--- Start ---

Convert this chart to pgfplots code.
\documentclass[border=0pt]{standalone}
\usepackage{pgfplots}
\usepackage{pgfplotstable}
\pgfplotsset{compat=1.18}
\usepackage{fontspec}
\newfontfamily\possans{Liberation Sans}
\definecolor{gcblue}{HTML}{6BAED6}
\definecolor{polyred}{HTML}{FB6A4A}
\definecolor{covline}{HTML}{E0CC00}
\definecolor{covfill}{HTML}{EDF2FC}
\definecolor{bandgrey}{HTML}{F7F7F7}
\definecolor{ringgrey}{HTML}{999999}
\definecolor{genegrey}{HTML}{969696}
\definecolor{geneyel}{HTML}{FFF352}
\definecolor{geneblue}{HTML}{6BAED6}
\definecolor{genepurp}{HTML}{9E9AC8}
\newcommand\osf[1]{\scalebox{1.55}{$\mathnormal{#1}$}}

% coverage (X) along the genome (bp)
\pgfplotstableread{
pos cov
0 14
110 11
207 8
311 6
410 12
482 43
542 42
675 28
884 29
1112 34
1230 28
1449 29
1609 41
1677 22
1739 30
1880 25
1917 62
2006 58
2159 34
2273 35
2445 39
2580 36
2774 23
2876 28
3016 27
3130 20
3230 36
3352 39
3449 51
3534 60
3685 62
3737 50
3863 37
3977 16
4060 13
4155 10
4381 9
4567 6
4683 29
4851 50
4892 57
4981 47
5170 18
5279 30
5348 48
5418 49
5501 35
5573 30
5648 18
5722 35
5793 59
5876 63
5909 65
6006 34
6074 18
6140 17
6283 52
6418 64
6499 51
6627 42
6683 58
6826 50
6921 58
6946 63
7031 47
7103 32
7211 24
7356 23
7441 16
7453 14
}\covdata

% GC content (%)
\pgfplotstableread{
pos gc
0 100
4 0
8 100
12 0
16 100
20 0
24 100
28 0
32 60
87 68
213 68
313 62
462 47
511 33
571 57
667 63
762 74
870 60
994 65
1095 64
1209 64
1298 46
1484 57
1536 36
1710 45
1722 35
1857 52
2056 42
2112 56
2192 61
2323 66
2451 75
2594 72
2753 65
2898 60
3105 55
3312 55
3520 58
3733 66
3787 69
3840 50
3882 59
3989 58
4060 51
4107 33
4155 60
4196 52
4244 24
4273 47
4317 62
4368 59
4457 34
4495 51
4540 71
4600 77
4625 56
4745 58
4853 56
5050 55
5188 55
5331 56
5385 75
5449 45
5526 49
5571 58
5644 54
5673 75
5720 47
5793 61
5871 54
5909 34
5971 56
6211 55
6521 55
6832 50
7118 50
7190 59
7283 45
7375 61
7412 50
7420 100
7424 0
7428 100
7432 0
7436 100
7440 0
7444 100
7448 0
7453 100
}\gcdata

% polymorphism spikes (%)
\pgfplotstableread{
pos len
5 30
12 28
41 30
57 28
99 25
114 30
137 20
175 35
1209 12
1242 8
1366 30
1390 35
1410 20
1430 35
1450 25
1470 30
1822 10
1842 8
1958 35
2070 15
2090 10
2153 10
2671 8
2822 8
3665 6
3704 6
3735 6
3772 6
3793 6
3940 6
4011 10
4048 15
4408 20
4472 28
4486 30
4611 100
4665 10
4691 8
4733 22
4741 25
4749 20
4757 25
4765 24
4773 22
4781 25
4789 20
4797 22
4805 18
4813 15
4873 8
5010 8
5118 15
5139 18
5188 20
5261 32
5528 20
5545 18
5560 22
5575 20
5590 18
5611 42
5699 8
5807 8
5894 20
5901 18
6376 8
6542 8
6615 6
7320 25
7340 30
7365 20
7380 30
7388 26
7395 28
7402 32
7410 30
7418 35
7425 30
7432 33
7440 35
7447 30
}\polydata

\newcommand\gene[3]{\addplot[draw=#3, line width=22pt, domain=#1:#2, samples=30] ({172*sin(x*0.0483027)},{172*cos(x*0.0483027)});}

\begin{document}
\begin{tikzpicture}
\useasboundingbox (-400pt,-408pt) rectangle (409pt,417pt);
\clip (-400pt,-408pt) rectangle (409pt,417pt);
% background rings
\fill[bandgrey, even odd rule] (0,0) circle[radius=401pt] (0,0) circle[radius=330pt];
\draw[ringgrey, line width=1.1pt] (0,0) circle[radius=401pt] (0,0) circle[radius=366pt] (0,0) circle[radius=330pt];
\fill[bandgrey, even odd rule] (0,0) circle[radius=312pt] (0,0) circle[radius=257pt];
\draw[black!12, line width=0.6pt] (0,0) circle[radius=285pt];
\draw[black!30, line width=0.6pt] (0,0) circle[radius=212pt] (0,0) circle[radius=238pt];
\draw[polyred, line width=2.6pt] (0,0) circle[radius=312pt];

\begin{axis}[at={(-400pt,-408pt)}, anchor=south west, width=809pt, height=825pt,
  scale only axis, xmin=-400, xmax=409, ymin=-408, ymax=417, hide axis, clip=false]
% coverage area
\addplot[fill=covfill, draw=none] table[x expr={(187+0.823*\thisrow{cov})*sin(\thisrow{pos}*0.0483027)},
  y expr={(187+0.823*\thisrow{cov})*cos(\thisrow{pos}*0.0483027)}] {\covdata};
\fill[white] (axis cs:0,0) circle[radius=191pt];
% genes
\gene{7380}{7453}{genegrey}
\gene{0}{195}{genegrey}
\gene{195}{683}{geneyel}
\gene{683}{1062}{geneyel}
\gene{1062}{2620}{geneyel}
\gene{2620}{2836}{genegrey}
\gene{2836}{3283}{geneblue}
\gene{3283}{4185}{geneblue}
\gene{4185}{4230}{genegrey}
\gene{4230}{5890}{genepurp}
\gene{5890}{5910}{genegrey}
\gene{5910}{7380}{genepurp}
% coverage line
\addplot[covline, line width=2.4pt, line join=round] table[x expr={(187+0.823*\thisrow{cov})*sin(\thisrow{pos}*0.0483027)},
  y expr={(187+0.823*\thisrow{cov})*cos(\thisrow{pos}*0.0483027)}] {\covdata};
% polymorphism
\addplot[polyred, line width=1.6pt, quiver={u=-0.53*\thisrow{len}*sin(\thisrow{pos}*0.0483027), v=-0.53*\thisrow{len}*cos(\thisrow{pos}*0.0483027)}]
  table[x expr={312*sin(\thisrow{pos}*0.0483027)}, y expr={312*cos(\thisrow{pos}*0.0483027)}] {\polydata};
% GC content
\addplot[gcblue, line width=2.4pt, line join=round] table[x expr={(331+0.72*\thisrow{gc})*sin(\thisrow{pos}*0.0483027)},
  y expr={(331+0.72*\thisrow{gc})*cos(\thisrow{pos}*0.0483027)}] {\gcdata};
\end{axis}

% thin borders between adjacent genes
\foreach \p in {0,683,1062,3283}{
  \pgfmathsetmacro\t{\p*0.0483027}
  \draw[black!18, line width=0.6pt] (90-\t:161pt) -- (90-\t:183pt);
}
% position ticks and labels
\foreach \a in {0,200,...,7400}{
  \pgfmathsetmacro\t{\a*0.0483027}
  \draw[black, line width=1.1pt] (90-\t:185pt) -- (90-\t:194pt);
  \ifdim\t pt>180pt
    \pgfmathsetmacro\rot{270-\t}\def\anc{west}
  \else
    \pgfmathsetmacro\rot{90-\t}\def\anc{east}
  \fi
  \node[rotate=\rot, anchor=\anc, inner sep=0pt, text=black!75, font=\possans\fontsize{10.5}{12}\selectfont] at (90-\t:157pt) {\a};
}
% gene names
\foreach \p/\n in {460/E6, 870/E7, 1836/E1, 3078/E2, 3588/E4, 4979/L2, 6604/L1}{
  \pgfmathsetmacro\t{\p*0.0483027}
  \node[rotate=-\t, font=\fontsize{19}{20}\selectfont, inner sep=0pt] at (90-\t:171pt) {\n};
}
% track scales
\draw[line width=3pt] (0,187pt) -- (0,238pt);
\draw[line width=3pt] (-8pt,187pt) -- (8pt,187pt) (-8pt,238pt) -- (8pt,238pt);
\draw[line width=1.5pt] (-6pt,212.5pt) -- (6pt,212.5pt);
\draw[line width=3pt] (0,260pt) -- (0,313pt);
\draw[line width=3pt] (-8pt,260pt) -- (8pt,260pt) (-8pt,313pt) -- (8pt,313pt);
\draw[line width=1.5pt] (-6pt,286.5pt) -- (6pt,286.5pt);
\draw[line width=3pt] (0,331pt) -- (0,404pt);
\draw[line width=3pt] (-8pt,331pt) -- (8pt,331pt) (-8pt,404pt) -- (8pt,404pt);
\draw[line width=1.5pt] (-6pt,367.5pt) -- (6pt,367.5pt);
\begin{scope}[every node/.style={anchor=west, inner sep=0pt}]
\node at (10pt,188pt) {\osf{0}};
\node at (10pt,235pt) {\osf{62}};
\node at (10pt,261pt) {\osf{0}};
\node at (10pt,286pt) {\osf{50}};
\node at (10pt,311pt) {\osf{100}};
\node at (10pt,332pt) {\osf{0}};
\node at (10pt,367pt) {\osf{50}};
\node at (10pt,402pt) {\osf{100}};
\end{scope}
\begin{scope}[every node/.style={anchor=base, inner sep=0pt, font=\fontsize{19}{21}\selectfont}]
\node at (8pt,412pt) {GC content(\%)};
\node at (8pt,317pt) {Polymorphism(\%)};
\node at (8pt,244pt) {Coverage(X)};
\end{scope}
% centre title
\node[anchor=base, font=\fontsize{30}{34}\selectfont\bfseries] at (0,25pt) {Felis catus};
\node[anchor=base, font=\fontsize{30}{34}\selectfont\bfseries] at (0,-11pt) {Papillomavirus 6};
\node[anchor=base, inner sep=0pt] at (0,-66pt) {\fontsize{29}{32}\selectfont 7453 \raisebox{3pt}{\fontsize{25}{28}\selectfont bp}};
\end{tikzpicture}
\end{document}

--- End ---
--- Start ---

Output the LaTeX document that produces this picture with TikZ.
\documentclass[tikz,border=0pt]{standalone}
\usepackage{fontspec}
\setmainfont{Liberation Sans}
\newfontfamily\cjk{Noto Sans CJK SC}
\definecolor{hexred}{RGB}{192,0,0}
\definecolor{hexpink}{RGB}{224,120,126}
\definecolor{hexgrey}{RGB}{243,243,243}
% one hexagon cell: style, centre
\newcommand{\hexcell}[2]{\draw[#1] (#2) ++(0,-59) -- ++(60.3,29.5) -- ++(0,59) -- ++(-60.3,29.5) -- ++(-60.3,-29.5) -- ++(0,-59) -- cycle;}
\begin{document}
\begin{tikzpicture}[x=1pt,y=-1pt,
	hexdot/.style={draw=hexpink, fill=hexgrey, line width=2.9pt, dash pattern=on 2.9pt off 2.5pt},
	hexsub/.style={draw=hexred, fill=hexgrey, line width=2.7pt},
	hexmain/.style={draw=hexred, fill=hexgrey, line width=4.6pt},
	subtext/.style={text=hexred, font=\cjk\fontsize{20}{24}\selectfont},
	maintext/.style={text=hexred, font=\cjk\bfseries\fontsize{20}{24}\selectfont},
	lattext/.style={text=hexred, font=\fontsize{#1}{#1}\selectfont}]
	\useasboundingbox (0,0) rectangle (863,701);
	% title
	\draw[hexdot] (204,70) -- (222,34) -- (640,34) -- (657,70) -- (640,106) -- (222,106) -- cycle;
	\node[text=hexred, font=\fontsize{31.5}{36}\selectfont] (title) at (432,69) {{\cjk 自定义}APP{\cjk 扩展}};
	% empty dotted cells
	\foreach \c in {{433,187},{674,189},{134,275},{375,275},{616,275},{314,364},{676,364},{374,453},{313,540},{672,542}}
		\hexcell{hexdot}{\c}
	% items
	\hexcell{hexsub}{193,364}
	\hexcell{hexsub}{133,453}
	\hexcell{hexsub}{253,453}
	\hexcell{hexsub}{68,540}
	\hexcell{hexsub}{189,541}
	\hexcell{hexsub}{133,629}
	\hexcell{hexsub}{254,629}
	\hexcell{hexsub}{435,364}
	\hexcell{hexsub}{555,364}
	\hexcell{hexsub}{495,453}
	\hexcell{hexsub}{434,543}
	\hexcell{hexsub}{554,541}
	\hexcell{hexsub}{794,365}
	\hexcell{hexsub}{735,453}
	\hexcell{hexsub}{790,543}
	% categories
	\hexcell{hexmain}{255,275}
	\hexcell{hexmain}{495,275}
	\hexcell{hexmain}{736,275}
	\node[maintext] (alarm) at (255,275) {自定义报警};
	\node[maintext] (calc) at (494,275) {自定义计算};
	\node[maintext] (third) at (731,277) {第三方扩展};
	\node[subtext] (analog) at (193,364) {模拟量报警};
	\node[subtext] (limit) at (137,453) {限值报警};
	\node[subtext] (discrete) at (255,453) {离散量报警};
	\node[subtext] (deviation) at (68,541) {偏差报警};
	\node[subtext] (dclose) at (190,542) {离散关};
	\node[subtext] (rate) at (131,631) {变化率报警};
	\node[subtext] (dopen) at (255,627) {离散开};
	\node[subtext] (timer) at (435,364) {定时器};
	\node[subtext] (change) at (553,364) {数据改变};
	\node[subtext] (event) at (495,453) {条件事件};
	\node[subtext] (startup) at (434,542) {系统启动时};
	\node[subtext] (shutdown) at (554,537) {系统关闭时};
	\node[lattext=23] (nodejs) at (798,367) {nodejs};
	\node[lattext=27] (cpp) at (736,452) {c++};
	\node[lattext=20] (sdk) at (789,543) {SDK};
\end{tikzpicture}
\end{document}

--- End ---
--- Start ---

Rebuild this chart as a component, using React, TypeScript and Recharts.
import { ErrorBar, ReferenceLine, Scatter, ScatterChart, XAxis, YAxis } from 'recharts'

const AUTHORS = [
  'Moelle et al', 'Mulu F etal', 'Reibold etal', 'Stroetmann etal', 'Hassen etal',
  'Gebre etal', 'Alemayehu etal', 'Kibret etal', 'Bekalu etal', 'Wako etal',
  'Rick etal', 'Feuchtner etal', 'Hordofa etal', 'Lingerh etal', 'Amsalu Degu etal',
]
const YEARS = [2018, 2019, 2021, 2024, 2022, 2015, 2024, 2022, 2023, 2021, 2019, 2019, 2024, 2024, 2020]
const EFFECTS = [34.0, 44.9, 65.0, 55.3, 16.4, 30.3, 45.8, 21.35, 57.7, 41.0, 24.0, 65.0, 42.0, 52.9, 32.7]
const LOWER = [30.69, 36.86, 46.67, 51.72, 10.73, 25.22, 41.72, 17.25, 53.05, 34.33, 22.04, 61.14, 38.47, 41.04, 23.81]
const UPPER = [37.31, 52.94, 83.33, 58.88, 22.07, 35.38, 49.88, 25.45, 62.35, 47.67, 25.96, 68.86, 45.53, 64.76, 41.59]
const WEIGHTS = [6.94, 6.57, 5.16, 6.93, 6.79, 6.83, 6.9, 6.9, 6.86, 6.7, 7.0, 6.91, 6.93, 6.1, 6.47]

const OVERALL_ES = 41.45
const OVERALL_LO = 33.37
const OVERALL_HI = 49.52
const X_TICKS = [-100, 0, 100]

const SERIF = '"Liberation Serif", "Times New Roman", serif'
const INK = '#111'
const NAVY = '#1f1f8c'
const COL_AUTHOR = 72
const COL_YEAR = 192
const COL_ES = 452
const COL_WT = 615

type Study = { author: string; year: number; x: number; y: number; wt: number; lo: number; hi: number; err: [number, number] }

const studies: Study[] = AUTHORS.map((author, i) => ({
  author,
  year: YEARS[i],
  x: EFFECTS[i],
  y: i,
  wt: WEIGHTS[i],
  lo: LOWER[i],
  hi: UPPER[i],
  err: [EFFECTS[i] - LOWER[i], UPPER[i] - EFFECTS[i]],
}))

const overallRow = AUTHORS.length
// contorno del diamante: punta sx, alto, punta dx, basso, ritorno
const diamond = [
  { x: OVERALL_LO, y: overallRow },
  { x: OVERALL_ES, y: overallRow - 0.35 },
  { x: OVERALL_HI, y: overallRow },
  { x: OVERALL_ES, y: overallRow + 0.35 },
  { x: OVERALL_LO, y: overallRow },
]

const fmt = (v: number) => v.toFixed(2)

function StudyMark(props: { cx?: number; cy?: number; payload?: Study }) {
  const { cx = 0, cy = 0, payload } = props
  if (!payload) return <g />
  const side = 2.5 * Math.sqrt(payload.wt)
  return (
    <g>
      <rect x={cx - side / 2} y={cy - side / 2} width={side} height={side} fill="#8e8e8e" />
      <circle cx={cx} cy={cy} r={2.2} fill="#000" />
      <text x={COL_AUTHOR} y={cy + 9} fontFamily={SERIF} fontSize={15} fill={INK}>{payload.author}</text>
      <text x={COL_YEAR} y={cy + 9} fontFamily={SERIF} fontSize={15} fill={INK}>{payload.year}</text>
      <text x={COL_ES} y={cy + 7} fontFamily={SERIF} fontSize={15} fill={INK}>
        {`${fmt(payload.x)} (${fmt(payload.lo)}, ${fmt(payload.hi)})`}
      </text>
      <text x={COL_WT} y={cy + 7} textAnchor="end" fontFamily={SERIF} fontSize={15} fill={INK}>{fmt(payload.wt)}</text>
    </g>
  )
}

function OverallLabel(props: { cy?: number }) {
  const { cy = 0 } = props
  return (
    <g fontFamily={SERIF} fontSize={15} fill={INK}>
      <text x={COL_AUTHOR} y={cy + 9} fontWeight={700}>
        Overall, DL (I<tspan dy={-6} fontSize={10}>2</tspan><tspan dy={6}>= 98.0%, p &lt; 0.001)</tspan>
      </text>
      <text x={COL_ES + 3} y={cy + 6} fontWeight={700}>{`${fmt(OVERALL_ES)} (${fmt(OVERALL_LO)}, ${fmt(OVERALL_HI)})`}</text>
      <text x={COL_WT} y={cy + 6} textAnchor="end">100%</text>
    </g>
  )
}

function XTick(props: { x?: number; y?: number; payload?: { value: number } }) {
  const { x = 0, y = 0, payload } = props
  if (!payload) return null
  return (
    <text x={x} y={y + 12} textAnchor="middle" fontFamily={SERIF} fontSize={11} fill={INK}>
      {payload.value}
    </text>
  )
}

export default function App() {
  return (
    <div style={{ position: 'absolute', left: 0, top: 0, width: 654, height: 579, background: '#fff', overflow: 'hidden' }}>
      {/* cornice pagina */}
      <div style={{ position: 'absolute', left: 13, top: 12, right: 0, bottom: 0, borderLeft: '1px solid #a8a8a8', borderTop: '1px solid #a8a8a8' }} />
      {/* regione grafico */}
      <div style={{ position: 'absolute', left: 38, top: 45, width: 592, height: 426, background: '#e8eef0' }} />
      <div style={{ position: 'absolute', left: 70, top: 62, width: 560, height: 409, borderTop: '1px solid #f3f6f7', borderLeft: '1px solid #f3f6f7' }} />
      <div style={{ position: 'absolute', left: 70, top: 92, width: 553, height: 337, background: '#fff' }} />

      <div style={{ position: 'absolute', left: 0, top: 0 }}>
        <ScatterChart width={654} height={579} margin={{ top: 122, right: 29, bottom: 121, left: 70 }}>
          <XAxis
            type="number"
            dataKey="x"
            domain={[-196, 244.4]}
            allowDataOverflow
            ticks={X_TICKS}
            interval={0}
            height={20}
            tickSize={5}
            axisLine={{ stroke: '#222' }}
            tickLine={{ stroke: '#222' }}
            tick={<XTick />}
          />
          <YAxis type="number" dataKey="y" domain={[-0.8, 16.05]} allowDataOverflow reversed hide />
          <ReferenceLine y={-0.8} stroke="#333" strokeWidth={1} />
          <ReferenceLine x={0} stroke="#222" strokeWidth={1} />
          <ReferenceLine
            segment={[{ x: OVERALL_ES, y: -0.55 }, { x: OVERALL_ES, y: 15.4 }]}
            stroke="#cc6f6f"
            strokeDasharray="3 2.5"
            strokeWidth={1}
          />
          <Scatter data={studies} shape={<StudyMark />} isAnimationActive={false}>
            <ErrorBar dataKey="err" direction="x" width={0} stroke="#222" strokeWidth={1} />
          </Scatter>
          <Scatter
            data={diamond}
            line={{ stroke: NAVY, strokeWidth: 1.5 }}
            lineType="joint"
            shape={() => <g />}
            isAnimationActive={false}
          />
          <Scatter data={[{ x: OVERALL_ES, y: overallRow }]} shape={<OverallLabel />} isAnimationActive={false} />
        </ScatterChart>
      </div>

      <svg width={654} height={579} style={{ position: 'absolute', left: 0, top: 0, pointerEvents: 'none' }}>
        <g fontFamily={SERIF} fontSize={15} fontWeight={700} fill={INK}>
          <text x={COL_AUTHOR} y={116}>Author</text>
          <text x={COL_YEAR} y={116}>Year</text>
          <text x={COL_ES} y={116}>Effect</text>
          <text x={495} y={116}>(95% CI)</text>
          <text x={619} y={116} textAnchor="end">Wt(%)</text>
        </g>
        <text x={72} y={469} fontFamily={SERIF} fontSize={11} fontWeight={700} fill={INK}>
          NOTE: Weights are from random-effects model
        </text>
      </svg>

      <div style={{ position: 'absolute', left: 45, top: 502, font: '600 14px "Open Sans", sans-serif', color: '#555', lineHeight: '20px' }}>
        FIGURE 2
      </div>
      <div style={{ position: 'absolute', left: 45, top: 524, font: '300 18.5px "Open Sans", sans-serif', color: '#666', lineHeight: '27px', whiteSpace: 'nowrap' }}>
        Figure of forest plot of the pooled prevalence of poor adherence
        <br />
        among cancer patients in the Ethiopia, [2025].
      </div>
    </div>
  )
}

--- End ---

EXERCISE TASK: Extract the lines of the preceding material that run from the line with "Rebuild this chart" through the line with "ScatterChart, XAxis, YAxis", inclusive, reproducing them exactly and adding nothing.

SOLUTION BELOW:
Rebuild this chart as a component, using React, TypeScript and Recharts.
import { ErrorBar, ReferenceLine, Scatter, ScatterChart, XAxis, YAxis } from 'recharts'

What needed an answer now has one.